Your output must be the lines below from the line containing "Recreate this image" to the line containing "plt.rcParams['font.family'] = ['Liberation", both lines included, reproduced exactly and without pictures.

** BEGIN Extracted material **

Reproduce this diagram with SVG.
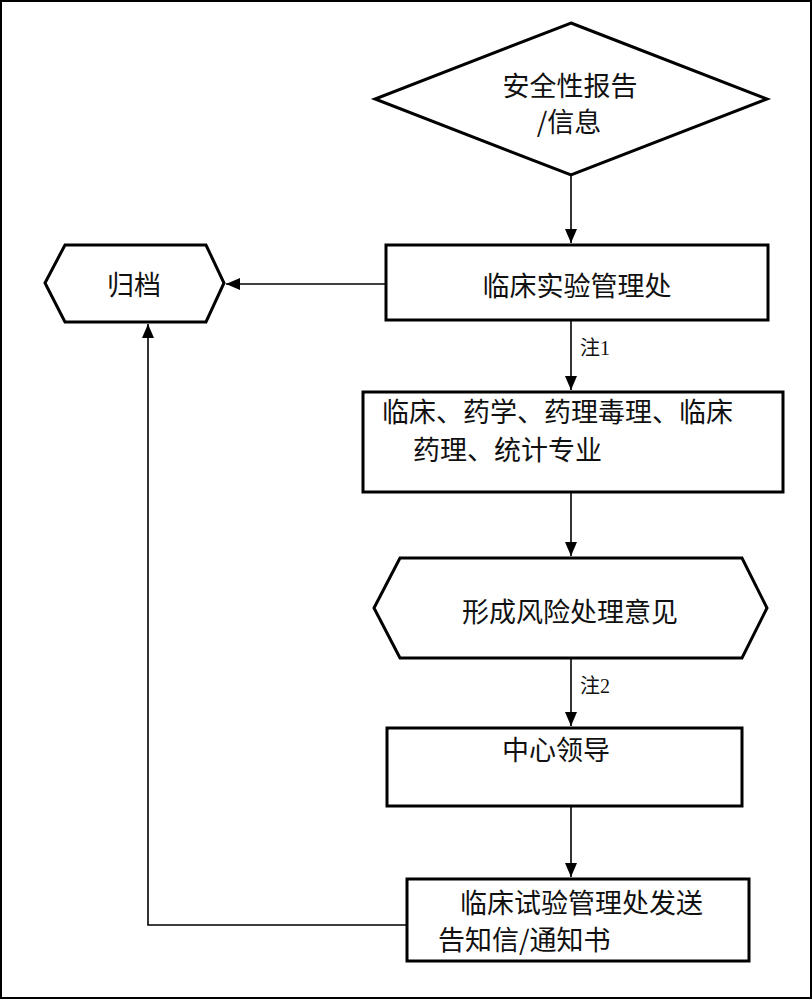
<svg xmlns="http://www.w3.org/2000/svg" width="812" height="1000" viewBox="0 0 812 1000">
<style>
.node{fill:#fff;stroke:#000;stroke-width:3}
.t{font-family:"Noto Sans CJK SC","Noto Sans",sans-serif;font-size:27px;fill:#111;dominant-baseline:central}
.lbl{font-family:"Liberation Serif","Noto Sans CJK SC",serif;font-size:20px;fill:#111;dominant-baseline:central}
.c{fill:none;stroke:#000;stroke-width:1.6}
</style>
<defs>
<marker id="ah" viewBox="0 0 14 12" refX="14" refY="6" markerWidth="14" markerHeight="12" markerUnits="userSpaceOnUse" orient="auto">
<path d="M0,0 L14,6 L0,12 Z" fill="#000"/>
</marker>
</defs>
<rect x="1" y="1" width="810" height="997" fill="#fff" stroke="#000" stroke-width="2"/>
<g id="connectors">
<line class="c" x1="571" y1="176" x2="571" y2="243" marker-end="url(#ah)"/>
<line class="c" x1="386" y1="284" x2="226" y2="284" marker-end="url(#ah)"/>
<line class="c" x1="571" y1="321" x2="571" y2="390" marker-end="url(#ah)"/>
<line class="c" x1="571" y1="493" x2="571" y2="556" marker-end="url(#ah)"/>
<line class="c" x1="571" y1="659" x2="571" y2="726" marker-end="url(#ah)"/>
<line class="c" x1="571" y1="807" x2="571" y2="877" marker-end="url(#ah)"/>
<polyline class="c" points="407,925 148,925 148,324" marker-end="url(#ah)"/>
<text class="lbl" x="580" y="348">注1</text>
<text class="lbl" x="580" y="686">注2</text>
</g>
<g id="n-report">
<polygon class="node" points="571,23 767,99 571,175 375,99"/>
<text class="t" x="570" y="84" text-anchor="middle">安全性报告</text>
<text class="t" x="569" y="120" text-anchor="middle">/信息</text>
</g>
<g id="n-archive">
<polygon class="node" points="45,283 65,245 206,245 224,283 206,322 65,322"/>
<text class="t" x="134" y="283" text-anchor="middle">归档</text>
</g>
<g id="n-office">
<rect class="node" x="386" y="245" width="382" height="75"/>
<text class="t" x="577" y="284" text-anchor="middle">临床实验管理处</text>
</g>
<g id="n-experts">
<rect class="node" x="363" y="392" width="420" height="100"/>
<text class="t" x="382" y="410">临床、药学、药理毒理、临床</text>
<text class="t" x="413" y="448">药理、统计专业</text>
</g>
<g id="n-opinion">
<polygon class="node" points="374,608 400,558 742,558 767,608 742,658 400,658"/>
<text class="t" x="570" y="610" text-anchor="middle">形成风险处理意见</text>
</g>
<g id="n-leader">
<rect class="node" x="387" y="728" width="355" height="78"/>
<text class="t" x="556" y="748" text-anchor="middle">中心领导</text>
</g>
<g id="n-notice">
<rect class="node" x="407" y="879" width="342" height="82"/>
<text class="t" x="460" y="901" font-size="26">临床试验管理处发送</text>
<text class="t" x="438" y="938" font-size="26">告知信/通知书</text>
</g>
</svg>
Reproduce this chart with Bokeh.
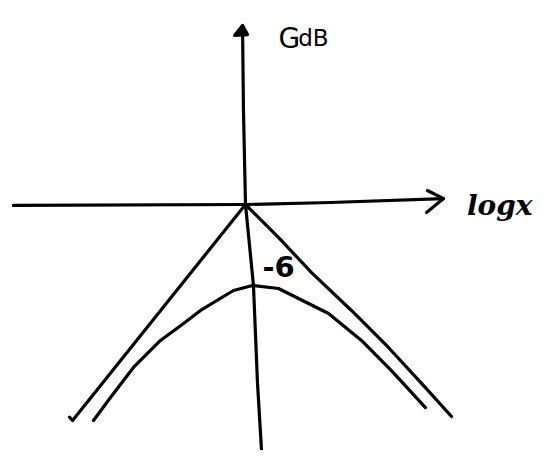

** END Extracted material **
** BEGIN Extracted material **

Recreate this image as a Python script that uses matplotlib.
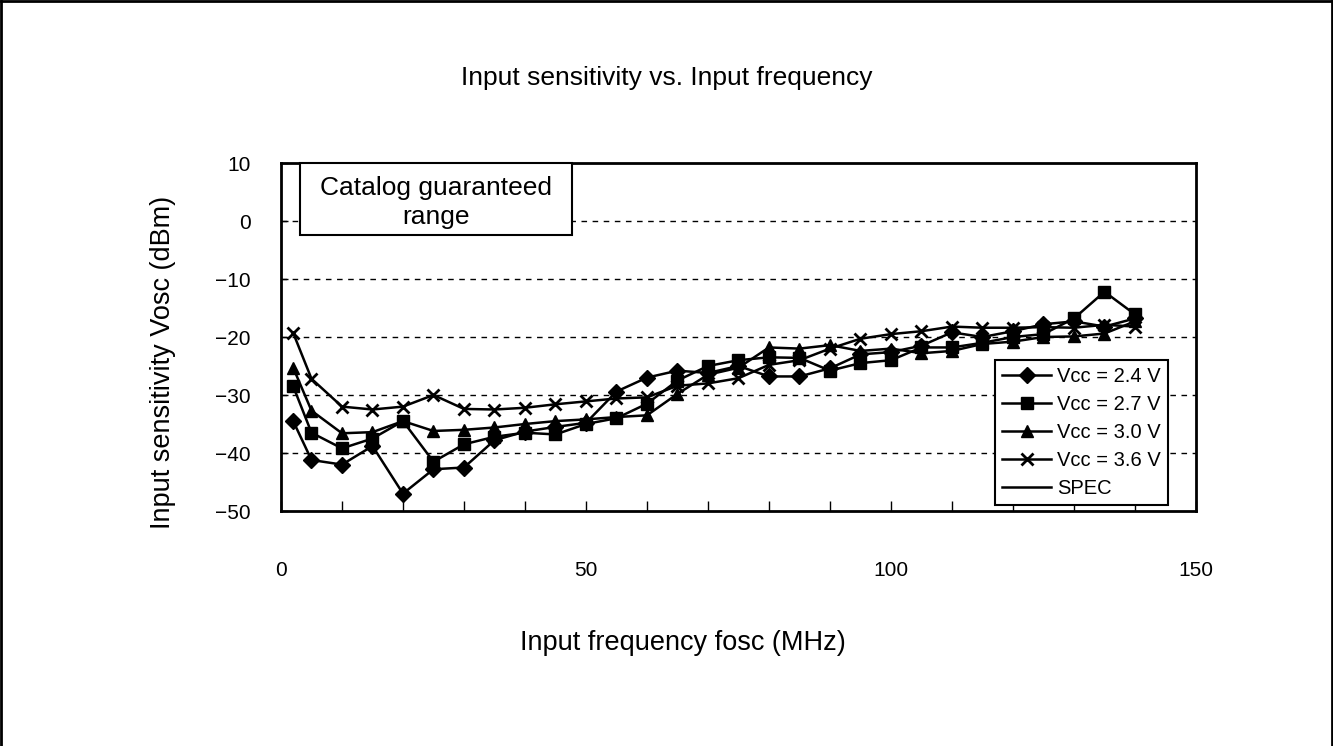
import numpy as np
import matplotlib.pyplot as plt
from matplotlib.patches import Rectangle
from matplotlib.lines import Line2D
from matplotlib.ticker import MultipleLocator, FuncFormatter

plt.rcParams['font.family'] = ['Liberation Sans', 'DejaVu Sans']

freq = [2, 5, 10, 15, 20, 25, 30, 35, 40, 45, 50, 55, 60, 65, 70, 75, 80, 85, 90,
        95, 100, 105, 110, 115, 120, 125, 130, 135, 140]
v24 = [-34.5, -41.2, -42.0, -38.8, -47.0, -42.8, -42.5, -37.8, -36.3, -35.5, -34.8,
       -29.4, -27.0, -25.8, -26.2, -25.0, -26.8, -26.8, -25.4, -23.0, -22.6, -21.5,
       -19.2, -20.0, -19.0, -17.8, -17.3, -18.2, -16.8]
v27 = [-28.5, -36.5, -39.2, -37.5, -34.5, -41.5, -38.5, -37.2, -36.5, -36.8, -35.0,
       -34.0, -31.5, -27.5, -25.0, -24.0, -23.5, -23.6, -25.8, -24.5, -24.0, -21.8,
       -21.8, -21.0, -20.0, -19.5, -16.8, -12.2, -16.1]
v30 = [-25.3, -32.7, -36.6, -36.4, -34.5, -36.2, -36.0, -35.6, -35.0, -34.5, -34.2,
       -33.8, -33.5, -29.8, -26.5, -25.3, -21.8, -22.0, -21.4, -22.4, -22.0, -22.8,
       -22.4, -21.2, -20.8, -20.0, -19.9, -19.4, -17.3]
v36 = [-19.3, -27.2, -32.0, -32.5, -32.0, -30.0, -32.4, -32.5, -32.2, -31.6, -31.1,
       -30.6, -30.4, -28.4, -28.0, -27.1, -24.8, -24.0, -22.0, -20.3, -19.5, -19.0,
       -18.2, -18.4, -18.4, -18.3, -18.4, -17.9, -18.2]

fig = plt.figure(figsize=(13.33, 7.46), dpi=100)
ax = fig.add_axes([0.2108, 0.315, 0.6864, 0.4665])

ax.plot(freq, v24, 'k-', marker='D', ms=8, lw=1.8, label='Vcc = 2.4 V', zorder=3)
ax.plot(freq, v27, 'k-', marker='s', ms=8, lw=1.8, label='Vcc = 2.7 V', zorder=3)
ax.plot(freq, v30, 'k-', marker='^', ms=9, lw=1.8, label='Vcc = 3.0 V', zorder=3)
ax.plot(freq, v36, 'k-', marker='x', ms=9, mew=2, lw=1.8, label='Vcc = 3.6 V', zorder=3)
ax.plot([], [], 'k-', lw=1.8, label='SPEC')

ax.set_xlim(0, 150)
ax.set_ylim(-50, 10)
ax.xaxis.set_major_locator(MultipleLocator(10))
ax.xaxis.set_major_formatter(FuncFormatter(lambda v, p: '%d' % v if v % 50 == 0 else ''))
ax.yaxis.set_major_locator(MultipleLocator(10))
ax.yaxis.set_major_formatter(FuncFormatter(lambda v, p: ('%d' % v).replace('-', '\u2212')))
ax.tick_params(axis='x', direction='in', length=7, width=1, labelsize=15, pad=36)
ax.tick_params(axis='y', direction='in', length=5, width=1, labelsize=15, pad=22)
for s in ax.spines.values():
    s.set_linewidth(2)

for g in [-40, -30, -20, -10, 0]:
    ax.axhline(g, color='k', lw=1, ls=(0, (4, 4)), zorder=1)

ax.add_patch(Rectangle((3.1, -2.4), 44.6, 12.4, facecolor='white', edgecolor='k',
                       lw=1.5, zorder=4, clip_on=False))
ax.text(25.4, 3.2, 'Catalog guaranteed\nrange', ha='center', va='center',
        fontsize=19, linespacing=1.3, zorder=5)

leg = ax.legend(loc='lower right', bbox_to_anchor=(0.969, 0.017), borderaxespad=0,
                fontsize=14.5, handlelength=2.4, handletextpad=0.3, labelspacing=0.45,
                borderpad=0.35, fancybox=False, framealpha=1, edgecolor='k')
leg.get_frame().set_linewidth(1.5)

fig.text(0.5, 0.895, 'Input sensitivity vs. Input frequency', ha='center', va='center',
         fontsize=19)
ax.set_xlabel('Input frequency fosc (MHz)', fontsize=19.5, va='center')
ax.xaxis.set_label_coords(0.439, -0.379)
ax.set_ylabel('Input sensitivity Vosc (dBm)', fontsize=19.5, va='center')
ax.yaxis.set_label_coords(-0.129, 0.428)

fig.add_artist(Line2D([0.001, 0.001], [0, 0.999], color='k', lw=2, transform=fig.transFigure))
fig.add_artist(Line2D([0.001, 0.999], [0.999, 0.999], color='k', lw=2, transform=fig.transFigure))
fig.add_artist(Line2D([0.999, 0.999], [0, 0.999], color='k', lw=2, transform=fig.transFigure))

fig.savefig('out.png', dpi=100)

** END Extracted material **

### Expected answer
Recreate this image as a Python script that uses matplotlib.
import numpy as np
import matplotlib.pyplot as plt
from matplotlib.patches import Rectangle
from matplotlib.lines import Line2D
from matplotlib.ticker import MultipleLocator, FuncFormatter

plt.rcParams['font.family'] = ['Liberation Sans', 'DejaVu Sans']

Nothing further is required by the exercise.